1. Das Urteil betrifft das steuerrechtliche Verständnis der atypisch stillen Gesellschaft als Mitun­ternehmerschaft. In mehreren Entscheidungen der letzten Jahre hat der BFH deutlich gemacht, dass er die atypisch stille Gesellschaft als eine fiktive Innen-KG versteht, bei der der Inhaber des Handelsgewerbes der fiktive Komplementär und der stille Gesellschafter der fiktive Kommanditist sind. Der Inhaber des Handelsgewerbes verwaltet sein der stillen Gesellschaft gewidmetes Vermögen für Rechnung der Innen-KG und erhält seinen Anteil am Gewinn der stillen Gesellschaft wie ein Komplementär von der fiktiven KG.

2. Im Urteilsfall stellte sich die Frage, ob der Inhaber des Handelsgewerbes, der die stille Beteiligung an seinem gesamten Betriebsvermögen bestellt hat, im Bild von der fiktiven KG eigenes und nicht für Rechnung der KG verwaltetes Vermögen haben kann. Dies bejaht der BFH, was bedeutet, dass etwa im Fall einer GmbH & Still das Vermögen der GmbH in ein fiktives KG-Vermögen und das "eigene" Vermögen der GmbH aufgespalten werden muss. Zum "eigenen" Vermögen der GmbH gehört etwa ihr fiktiver KG-Anteil, auch wenn dieser steuerbilanziell gesehen kein Wirtschaftsgut darstellt. In das "eigene" Vermögen der GmbH müssen auch die Gewinnanteile der GmbH aus der stillen Gesellschaft eingehen, die nicht stehen gelassen und auch nicht wie Fremdkapital der stillen Gesellschaft zur Verfügung belassen werden.
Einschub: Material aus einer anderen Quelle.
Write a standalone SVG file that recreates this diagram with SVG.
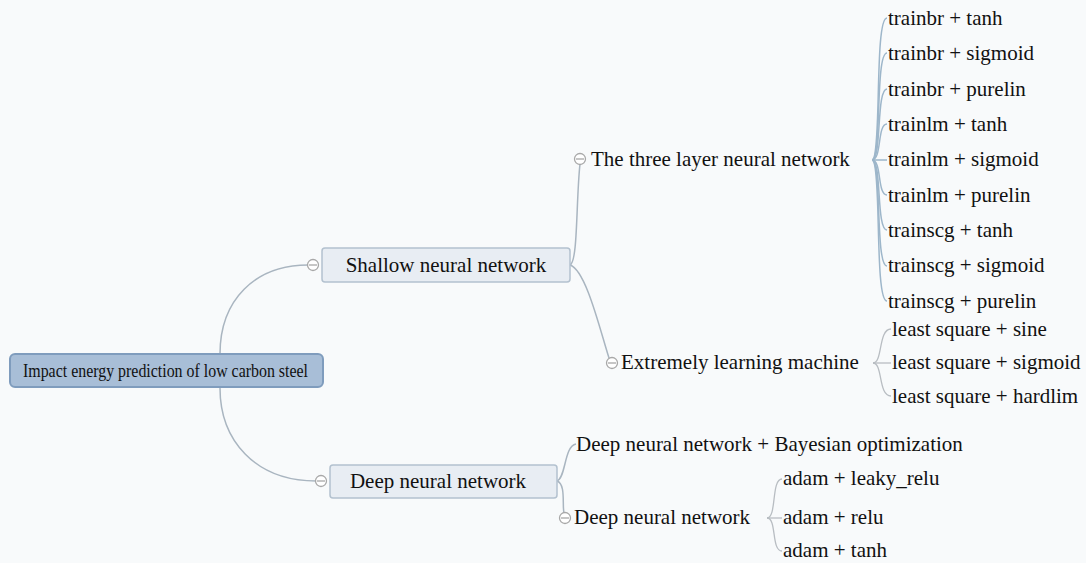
<svg xmlns="http://www.w3.org/2000/svg" width="1086" height="563" viewBox="0 0 1086 563">
<defs>
<style>
.root{fill:#a8bed7;stroke:#7f9cbd;stroke-width:2}
.main{fill:#e8edf3;stroke:#b3c1cf;stroke-width:1.5}
.ln{fill:none;stroke:#a9b5c0;stroke-width:1.5}
.lb{fill:none;stroke:#9db6ca;stroke-width:1.5}
.lg{fill:none;stroke:#b8bdc2;stroke-width:1.3}
.tog{fill:#fff;stroke:#a8a8a8;stroke-width:1.3}
.togm{stroke:#a8a8a8;stroke-width:1.3}
.t{font-family:Liberation Serif,DejaVu Serif,serif;font-size:21px;fill:#111}
</style>
<g id="toggle"><circle class="tog" cx="0" cy="0" r="5.5"/><line class="togm" x1="-4" y1="0" x2="4" y2="0"/></g>
</defs>
<rect width="1086" height="563" fill="#f8fafb"/>
<g id="connectors">
<path class="ln" d="M220 354 C220 300 255 265 308 265"/>
<path class="ln" d="M220 388 C220 440 255 481 316 481"/>
<path class="ln" d="M570 265 C578 262 576 200 580 164"/>
<path class="ln" d="M570 265 C586 270 600 330 609 358"/>
<path class="ln" d="M557 481 C566 478 564 446 576 444"/>
<path class="ln" d="M557 481 C566 484 562 505 564 513"/>
<g id="three-layer-brace">
<path class="lb" d="M872 160 C882 160 874 18 887 18"/>
<path class="lb" d="M872 160 C882 160 875 53 887 53"/>
<path class="lb" d="M872 160 C882 160 876 89 887 89"/>
<path class="lb" d="M872 160 C882 160 877 124 887 124"/>
<path class="lb" d="M872 160 L887 160"/>
<path class="lb" d="M872 160 C882 160 877 195 887 195"/>
<path class="lb" d="M872 160 C882 160 876 230 887 230"/>
<path class="lb" d="M872 160 C882 160 875 266 887 266"/>
<path class="lb" d="M872 160 C882 160 874 301 887 301"/>
</g>
<g id="elm-brace">
<path class="lg" d="M873 363 C883 363 878 329 891 329"/>
<path class="lg" d="M873 363 L891 363"/>
<path class="lg" d="M873 363 C883 363 878 396 891 396"/>
</g>
<g id="adam-brace">
<path class="lg" d="M767 518 C777 518 771 479 782 479"/>
<path class="lg" d="M767 518 L782 518"/>
<path class="lg" d="M767 518 C777 518 771 551 782 551"/>
</g>
</g>
<g id="root">
<rect class="root" x="10" y="354" width="313" height="33" rx="5"/>
<text class="t" x="23" y="377" style="font-size:19px" textLength="285" lengthAdjust="spacingAndGlyphs">Impact energy prediction of low carbon steel</text>
</g>
<g id="shallow">
<rect class="main" x="322" y="248" width="248" height="34" rx="3"/>
<text class="t" x="446" y="272" text-anchor="middle">Shallow neural network</text>
<use href="#toggle" x="313" y="265"/>
</g>
<g id="deep">
<rect class="main" x="330" y="465" width="227" height="33" rx="3"/>
<text class="t" x="438" y="488" text-anchor="middle">Deep neural network</text>
<use href="#toggle" x="321" y="481"/>
</g>
<g id="three-layer">
<use href="#toggle" x="580" y="159"/>
<text class="t" x="591" y="166">The three layer neural network</text>
</g>
<g id="elm">
<use href="#toggle" x="612" y="363"/>
<text class="t" x="621" y="369">Extremely learning machine</text>
</g>
<g id="dnn-bayes"><text class="t" x="576" y="451">Deep neural network + Bayesian optimization</text></g>
<g id="dnn">
<use href="#toggle" x="565" y="518"/>
<text class="t" x="574" y="524">Deep neural network</text>
</g>
<g id="leaves-three">
<text class="t" x="888" y="25">trainbr + tanh</text>
<text class="t" x="888" y="60">trainbr + sigmoid</text>
<text class="t" x="888" y="96">trainbr + purelin</text>
<text class="t" x="888" y="131">trainlm + tanh</text>
<text class="t" x="888" y="166">trainlm + sigmoid</text>
<text class="t" x="888" y="202">trainlm + purelin</text>
<text class="t" x="888" y="237">trainscg + tanh</text>
<text class="t" x="888" y="272">trainscg + sigmoid</text>
<text class="t" x="888" y="308">trainscg + purelin</text>
</g>
<g id="leaves-elm">
<text class="t" x="892" y="336">least square + sine</text>
<text class="t" x="892" y="369">least square + sigmoid</text>
<text class="t" x="892" y="403">least square + hardlim</text>
</g>
<g id="leaves-adam">
<text class="t" x="783" y="485">adam + leaky_relu</text>
<text class="t" x="783" y="524">adam + relu</text>
<text class="t" x="783" y="557">adam + tanh</text>
</g>
</svg>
In das "eigene" Vermögen gehört dann schließlich auch der Erlös aus dem Verkauf eines Teils der Beteiligung an einen anderen stillen Gesellschafter. Deshalb konnte der BFH im Urteilsfall zu dem Ergebnis kommen, dass nur der GmbH und nicht allen bisherigen Mitunternehmern der stillen Gesellschaft ein Gewinn aus dem "Verkauf stiller Reserven" an den neuen Gesellschafter zuzurechnen war.